Sie beschimpfte mich - wir beide völlig übermüdet - wenn ich ihr Nachts mit unzähligen Lagerungskissen nicht in
die Position verhalf, in der sie Schmerz-frei war. Sie beschimpfte mich, weil ich das Shampoo nicht
richtig einmassierte. Sie beschimpfte mich bei jeder meiner Pflegehandlungen.

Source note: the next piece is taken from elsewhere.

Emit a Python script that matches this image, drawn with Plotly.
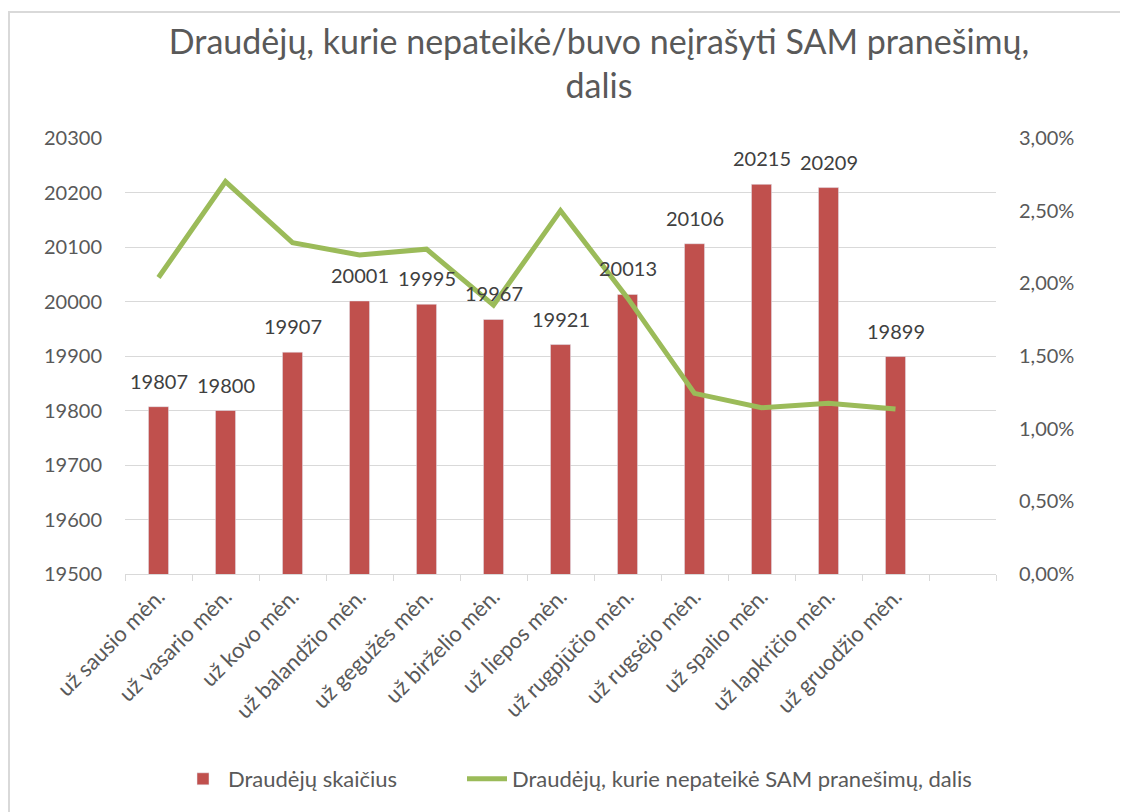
import plotly.graph_objects as go

categories = ["už sausio mėn.", "už vasario mėn.", "už kovo mėn.", "už balandžio mėn.",
              "už gegužės mėn.", "už birželio mėn.", "už liepos mėn.", "už rugpjūčio mėn.",
              "už rugsėjo mėn.", "už spalio mėn.", "už lapkričio mėn.", "už gruodžio mėn."]
insured_count = [19807, 19800, 19907, 20001, 19995, 19967, 19921, 20013, 20106, 20215, 20209, 19899]
share_missing = [0.0204, 0.0270, 0.0228, 0.02195, 0.02235, 0.0185, 0.0250, 0.0190,
                 0.01243, 0.01144, 0.01174, 0.01135]
bar_name = "Draudėjų skaičius"
line_name = "Draudėjų, kurie nepateikė SAM pranešimų, dalis"
title_text = "Draudėjų, kurie nepateikė/buvo neįrašyti SAM pranešimų,<br>dalis"

FONT = "Lato"
W, H = 1120, 804          # page body adds an 8px offset
L, T, PW, PH = 117, 130, 871, 436
xs = list(range(len(categories)))
n_slots = len(categories) + 1

fig = go.Figure()
fig.add_trace(go.Bar(x=xs, y=insured_count, name=bar_name, marker_color="#C0504D",
                     width=0.3, yaxis="y", legend="legend"))
fig.add_trace(go.Scatter(x=xs, y=share_missing, name=line_name, mode="lines",
                         line=dict(color="#9BBB59", width=5), yaxis="y2", legend="legend2"))

for x, v in zip(xs, insured_count):
    fig.add_annotation(x=x, y=v, xref="x", yref="y", text=str(v), showarrow=False,
                       yanchor="bottom", yshift=12,
                       font=dict(family=FONT, size=20, color="#404040"))

# chart border
fig.add_shape(type="rect", xref="paper", yref="paper",
              x0=(1 - L) / PW, x1=(W + 20 - L) / PW,
              y0=-(H + 20 - T - PH) / PH, y1=1 + (T - 4) / PH,
              line=dict(color="#D9D9D9", width=2), fillcolor="rgba(0,0,0,0)", layer="below")

legend_common = dict(orientation="h", xref="container", yref="container",
                     xanchor="left", y=1 - 771 / H, yanchor="middle",
                     font=dict(family=FONT, size=22, color="#595959"), itemwidth=40)

fig.update_layout(
    width=W, height=H,
    margin=dict(l=L, r=W - L - PW, t=T, b=H - T - PH),
    paper_bgcolor="white", plot_bgcolor="white",
    separators=",.",
    font=dict(family=FONT, color="#595959"),
    title=dict(text=title_text, x=591 / W, xanchor="center", xref="container",
               y=1 - 46 / H, yanchor="middle", yref="container",
               font=dict(family=FONT, size=34, color="#595959")),
    xaxis=dict(range=[-0.5, n_slots - 0.5], tickvals=xs, ticktext=categories,
               tickangle=-45, ticks="", showgrid=False, zeroline=False,
               showline=True, linecolor="#D9D9D9", linewidth=1,
               tickfont=dict(family=FONT, size=22, color="#595959"),
               minor=dict(tickvals=[i - 0.5 for i in range(n_slots + 1)], ticks="outside",
                          ticklen=6, tickcolor="#D9D9D9", showgrid=False)),
    yaxis=dict(range=[19500, 20300], dtick=100, tickformat="d", showgrid=True,
               gridcolor="#D9D9D9", gridwidth=1, zeroline=False, showline=False,
               ticks="", ticklabelstandoff=22,
               tickfont=dict(family=FONT, size=20, color="#595959")),
    yaxis2=dict(range=[0, 0.03], dtick=0.005, tickformat=".2%", overlaying="y",
                side="right", showgrid=False, zeroline=False, showline=False,
                ticks="", ticklabelstandoff=22,
                tickfont=dict(family=FONT, size=20, color="#595959")),
    legend=dict(legend_common, x=170 / W),
    legend2=dict(legend_common, x=454 / W),
    showlegend=True,
)

fig.write_html("out.html")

Einmal, in Vorbereitung auf die Physiotherapie, es war das erste Mal für mich - mit unglaublich
viel Kraftaufwand nach dem Duschen, den Toilettengängen - wieder einer Lagerung,
doch dieses Mal auf einer hohen Liege mit erneut unzähligen Kissen und Tüchern...
... Sie
beschimpfte mich, weil ich sie wiederum falsch hingelegt hätte. Irgendwann, in
dieser von spanischen Wänden umgebenen Kabine hätte ich die Arbeit abbrechen
müssen. Ich hätte gehen müssen, weil ich ganz offensichtlich unprofessionell
handelte. So hat sie es dargestellt...
... Aber ich konnte nicht gehen. Ich konnte sie dort nicht alleine lassen. Sie
kann zwar ein Auto steuern aber jemand muss sie in das Auto hineinheben. Sie darf niemals in ihrem Leben auch nur für fünf
Minuten alleine sein.
Während
ich bei ihr arbeitete, absolvierte ich das Bewerbungsverfahren für den Höheren
Dienst im Auswärtigen Amt. In Bonn nahm ich an einem eintägigen
Prüfungsverfahren teil, wurde zusammen mit weiteren 500 Kandidaten unter anderem in
Geschichte, Politik und Mikroökonomie geprüft. In der Pause saß ich in der Mensa mit einer jungen Frau am Tisch. Wir kamen ins Gespräch. Sie betreute in Köln eine Contergan-Geschädigte Frau. Sie sagte, dass es total schön wäre, weil sie mit der von ihr betreuten Dame auf
Parties geht und Familienfeste feiert.
Nach acht Monaten kündigte ich.
Die
Prüfungen für das Auswärtige Amt habe ich nicht bestanden. Ein Freund meiner
Schwester hat es geschafft. Auf seinem Schreibtisch streicht er fertige Aufgaben auf dem Notizzettel mit
dem Lineal durch. Die Contergan-Geschädigte Frau beschwerte sich bei mir, wenn ich das Wasserglas auf dem Tisch auch nur einen Zentimeter in die falsche Richtung verschob.